Aim of the task = Without including the pictures, copy out every line below.

Data extract =
****************
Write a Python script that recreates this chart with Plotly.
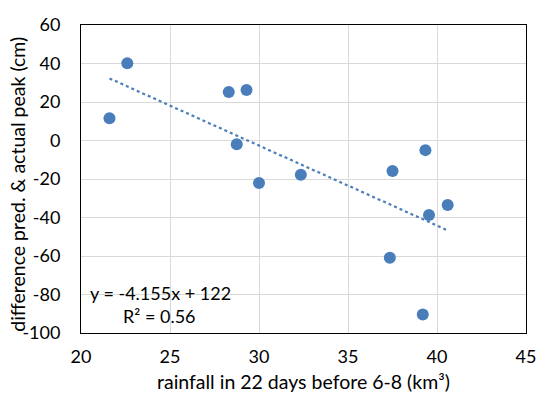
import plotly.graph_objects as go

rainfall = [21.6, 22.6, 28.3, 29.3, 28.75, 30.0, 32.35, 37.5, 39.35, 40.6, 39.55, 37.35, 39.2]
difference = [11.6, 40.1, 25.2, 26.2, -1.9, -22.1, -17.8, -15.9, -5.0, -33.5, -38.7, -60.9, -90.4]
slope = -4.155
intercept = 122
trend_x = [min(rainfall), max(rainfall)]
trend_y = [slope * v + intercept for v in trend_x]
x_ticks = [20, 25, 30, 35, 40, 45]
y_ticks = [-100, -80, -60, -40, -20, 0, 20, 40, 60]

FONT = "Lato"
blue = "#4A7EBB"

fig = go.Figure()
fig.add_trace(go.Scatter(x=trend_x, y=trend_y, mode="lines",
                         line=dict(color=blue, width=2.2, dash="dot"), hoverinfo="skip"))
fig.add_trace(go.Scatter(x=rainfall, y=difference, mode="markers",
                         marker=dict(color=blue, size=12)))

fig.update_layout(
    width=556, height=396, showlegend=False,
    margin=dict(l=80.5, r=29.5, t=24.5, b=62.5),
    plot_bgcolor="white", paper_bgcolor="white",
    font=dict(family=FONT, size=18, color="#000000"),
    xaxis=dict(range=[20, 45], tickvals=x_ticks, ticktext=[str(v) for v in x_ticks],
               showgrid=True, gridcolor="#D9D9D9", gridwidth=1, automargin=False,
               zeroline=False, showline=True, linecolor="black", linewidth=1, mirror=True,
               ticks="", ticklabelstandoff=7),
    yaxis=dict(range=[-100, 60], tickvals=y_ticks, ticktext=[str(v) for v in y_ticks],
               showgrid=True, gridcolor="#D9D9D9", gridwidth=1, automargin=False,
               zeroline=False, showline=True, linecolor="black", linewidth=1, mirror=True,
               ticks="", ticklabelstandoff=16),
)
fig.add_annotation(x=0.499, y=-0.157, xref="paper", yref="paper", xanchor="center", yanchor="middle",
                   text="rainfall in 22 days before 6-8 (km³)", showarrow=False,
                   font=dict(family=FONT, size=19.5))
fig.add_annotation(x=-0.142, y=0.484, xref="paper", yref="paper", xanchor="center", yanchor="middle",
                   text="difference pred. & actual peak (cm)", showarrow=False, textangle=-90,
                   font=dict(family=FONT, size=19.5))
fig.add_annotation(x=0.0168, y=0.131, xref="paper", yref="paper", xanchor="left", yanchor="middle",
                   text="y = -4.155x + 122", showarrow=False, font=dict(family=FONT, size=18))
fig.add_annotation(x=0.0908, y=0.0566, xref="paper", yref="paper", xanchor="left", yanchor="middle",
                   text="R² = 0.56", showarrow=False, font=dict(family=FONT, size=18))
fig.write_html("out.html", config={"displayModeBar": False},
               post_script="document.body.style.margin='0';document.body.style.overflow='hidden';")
****************
Answer to the task =
Write a Python script that recreates this chart with Plotly.
import plotly.graph_objects as go

rainfall = [21.6, 22.6, 28.3, 29.3, 28.75, 30.0, 32.35, 37.5, 39.35, 40.6, 39.55, 37.35, 39.2]
difference = [11.6, 40.1, 25.2, 26.2, -1.9, -22.1, -17.8, -15.9, -5.0, -33.5, -38.7, -60.9, -90.4]
slope = -4.155
intercept = 122
trend_x = [min(rainfall), max(rainfall)]
trend_y = [slope * v + intercept for v in trend_x]
x_ticks = [20, 25, 30, 35, 40, 45]
y_ticks = [-100, -80, -60, -40, -20, 0, 20, 40, 60]

FONT = "Lato"
blue = "#4A7EBB"

fig = go.Figure()
fig.add_trace(go.Scatter(x=trend_x, y=trend_y, mode="lines",
                         line=dict(color=blue, width=2.2, dash="dot"), hoverinfo="skip"))
fig.add_trace(go.Scatter(x=rainfall, y=difference, mode="markers",
                         marker=dict(color=blue, size=12)))

fig.update_layout(
    width=556, height=396, showlegend=False,
    margin=dict(l=80.5, r=29.5, t=24.5, b=62.5),
    plot_bgcolor="white", paper_bgcolor="white",
    font=dict(family=FONT, size=18, color="#000000"),
    xaxis=dict(range=[20, 45], tickvals=x_ticks, ticktext=[str(v) for v in x_ticks],
               showgrid=True, gridcolor="#D9D9D9", gridwidth=1, automargin=False,
               zeroline=False, showline=True, linecolor="black", linewidth=1, mirror=True,
               ticks="", ticklabelstandoff=7),
    yaxis=dict(range=[-100, 60], tickvals=y_ticks, ticktext=[str(v) for v in y_ticks],
               showgrid=True, gridcolor="#D9D9D9", gridwidth=1, automargin=False,
               zeroline=False, showline=True, linecolor="black", linewidth=1, mirror=True,
               ticks="", ticklabelstandoff=16),
)
fig.add_annotation(x=0.499, y=-0.157, xref="paper", yref="paper", xanchor="center", yanchor="middle",
                   text="rainfall in 22 days before 6-8 (km³)", showarrow=False,
                   font=dict(family=FONT, size=19.5))
fig.add_annotation(x=-0.142, y=0.484, xref="paper", yref="paper", xanchor="center", yanchor="middle",
                   text="difference pred. & actual peak (cm)", showarrow=False, textangle=-90,
                   font=dict(family=FONT, size=19.5))
fig.add_annotation(x=0.0168, y=0.131, xref="paper", yref="paper", xanchor="left", yanchor="middle",
                   text="y = -4.155x + 122", showarrow=False, font=dict(family=FONT, size=18))
fig.add_annotation(x=0.0908, y=0.0566, xref="paper", yref="paper", xanchor="left", yanchor="middle",
                   text="R² = 0.56", showarrow=False, font=dict(family=FONT, size=18))
fig.write_html("out.html", config={"displayModeBar": False},
               post_script="document.body.style.margin='0';document.body.style.overflow='hidden';")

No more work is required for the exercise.